#### WORK TO DO
Make an exact transcription of the material, leaving out all images.

#### Recorded data
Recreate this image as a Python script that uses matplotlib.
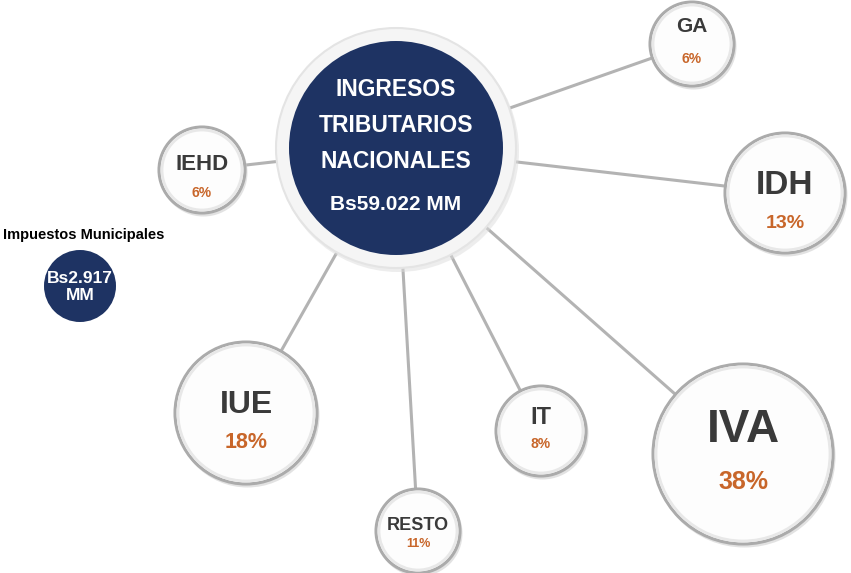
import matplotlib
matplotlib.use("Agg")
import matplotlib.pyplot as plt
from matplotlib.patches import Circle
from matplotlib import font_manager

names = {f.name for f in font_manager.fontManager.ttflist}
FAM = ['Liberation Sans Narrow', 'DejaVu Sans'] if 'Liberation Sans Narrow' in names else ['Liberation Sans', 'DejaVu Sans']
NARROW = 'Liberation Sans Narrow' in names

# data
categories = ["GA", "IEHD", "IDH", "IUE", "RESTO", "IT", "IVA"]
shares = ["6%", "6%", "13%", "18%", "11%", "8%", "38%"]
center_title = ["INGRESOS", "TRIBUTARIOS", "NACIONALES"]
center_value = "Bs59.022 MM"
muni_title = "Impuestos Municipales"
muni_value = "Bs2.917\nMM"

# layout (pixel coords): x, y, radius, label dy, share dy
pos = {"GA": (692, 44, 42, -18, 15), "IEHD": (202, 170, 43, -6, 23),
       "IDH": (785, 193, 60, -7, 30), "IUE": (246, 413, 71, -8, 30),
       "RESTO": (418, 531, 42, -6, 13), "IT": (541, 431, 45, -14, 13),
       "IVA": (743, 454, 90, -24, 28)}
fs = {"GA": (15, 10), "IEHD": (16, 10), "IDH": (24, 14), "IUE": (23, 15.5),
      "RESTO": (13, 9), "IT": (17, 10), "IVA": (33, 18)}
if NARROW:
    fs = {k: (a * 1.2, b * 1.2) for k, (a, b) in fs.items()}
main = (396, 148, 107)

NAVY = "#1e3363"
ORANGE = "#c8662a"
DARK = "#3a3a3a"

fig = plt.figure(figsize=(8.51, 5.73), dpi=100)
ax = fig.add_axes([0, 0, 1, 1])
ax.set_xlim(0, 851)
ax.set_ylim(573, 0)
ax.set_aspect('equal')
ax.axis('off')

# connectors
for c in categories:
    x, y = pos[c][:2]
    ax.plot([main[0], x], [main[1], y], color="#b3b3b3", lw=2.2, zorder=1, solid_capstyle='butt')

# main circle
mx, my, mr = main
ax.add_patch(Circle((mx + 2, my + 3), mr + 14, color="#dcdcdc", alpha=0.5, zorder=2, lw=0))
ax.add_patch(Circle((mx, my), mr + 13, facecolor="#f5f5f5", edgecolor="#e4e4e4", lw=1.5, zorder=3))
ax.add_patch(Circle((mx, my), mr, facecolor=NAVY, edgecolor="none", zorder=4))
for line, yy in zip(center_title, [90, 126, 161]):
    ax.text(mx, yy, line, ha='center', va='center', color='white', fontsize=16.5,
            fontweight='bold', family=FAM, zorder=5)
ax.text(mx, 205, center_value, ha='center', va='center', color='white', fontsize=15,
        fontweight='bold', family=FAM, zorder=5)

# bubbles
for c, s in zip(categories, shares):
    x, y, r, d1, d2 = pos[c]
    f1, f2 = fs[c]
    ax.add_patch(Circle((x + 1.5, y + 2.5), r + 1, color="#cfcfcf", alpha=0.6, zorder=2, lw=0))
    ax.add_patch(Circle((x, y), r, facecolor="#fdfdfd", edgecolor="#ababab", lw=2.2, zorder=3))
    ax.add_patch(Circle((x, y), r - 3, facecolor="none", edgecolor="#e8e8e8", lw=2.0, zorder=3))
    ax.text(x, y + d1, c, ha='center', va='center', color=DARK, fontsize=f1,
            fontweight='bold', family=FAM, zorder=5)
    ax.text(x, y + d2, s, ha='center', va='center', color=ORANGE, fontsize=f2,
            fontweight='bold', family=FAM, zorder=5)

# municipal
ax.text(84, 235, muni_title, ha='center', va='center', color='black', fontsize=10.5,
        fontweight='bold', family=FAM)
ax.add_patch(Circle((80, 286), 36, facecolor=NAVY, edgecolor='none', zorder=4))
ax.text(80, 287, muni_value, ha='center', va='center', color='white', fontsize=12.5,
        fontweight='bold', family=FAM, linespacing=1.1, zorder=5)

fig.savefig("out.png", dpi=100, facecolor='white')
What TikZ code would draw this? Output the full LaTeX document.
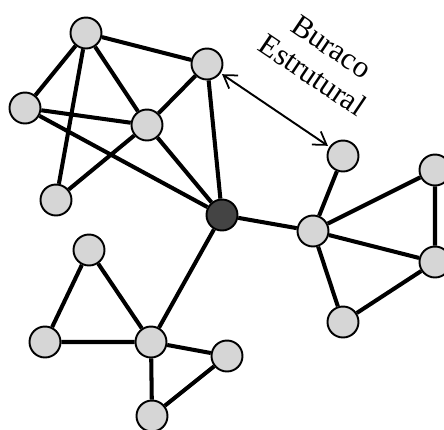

#### REPLY
Recreate this image as a Python script that uses matplotlib.
import matplotlib
matplotlib.use("Agg")
import matplotlib.pyplot as plt
from matplotlib.patches import Circle
from matplotlib import font_manager

names = {f.name for f in font_manager.fontManager.ttflist}
FAM = ['Liberation Sans Narrow', 'DejaVu Sans'] if 'Liberation Sans Narrow' in names else ['Liberation Sans', 'DejaVu Sans']
NARROW = 'Liberation Sans Narrow' in names

# data
categories = ["GA", "IEHD", "IDH", "IUE", "RESTO", "IT", "IVA"]
shares = ["6%", "6%", "13%", "18%", "11%", "8%", "38%"]
center_title = ["INGRESOS", "TRIBUTARIOS", "NACIONALES"]
center_value = "Bs59.022 MM"
muni_title = "Impuestos Municipales"
muni_value = "Bs2.917\nMM"

# layout (pixel coords): x, y, radius, label dy, share dy
pos = {"GA": (692, 44, 42, -18, 15), "IEHD": (202, 170, 43, -6, 23),
       "IDH": (785, 193, 60, -7, 30), "IUE": (246, 413, 71, -8, 30),
       "RESTO": (418, 531, 42, -6, 13), "IT": (541, 431, 45, -14, 13),
       "IVA": (743, 454, 90, -24, 28)}
fs = {"GA": (15, 10), "IEHD": (16, 10), "IDH": (24, 14), "IUE": (23, 15.5),
      "RESTO": (13, 9), "IT": (17, 10), "IVA": (33, 18)}
if NARROW:
    fs = {k: (a * 1.2, b * 1.2) for k, (a, b) in fs.items()}
main = (396, 148, 107)

NAVY = "#1e3363"
ORANGE = "#c8662a"
DARK = "#3a3a3a"

fig = plt.figure(figsize=(8.51, 5.73), dpi=100)
ax = fig.add_axes([0, 0, 1, 1])
ax.set_xlim(0, 851)
ax.set_ylim(573, 0)
ax.set_aspect('equal')
ax.axis('off')

# connectors
for c in categories:
    x, y = pos[c][:2]
    ax.plot([main[0], x], [main[1], y], color="#b3b3b3", lw=2.2, zorder=1, solid_capstyle='butt')

# main circle
mx, my, mr = main
ax.add_patch(Circle((mx + 2, my + 3), mr + 14, color="#dcdcdc", alpha=0.5, zorder=2, lw=0))
ax.add_patch(Circle((mx, my), mr + 13, facecolor="#f5f5f5", edgecolor="#e4e4e4", lw=1.5, zorder=3))
ax.add_patch(Circle((mx, my), mr, facecolor=NAVY, edgecolor="none", zorder=4))
for line, yy in zip(center_title, [90, 126, 161]):
    ax.text(mx, yy, line, ha='center', va='center', color='white', fontsize=16.5,
            fontweight='bold', family=FAM, zorder=5)
ax.text(mx, 205, center_value, ha='center', va='center', color='white', fontsize=15,
        fontweight='bold', family=FAM, zorder=5)

# bubbles
for c, s in zip(categories, shares):
    x, y, r, d1, d2 = pos[c]
    f1, f2 = fs[c]
    ax.add_patch(Circle((x + 1.5, y + 2.5), r + 1, color="#cfcfcf", alpha=0.6, zorder=2, lw=0))
    ax.add_patch(Circle((x, y), r, facecolor="#fdfdfd", edgecolor="#ababab", lw=2.2, zorder=3))
    ax.add_patch(Circle((x, y), r - 3, facecolor="none", edgecolor="#e8e8e8", lw=2.0, zorder=3))
    ax.text(x, y + d1, c, ha='center', va='center', color=DARK, fontsize=f1,
            fontweight='bold', family=FAM, zorder=5)
    ax.text(x, y + d2, s, ha='center', va='center', color=ORANGE, fontsize=f2,
            fontweight='bold', family=FAM, zorder=5)

# municipal
ax.text(84, 235, muni_title, ha='center', va='center', color='black', fontsize=10.5,
        fontweight='bold', family=FAM)
ax.add_patch(Circle((80, 286), 36, facecolor=NAVY, edgecolor='none', zorder=4))
ax.text(80, 287, muni_value, ha='center', va='center', color='white', fontsize=12.5,
        fontweight='bold', family=FAM, linespacing=1.1, zorder=5)

fig.savefig("out.png", dpi=100, facecolor='white')
What TikZ code would draw this? Output the full LaTeX document.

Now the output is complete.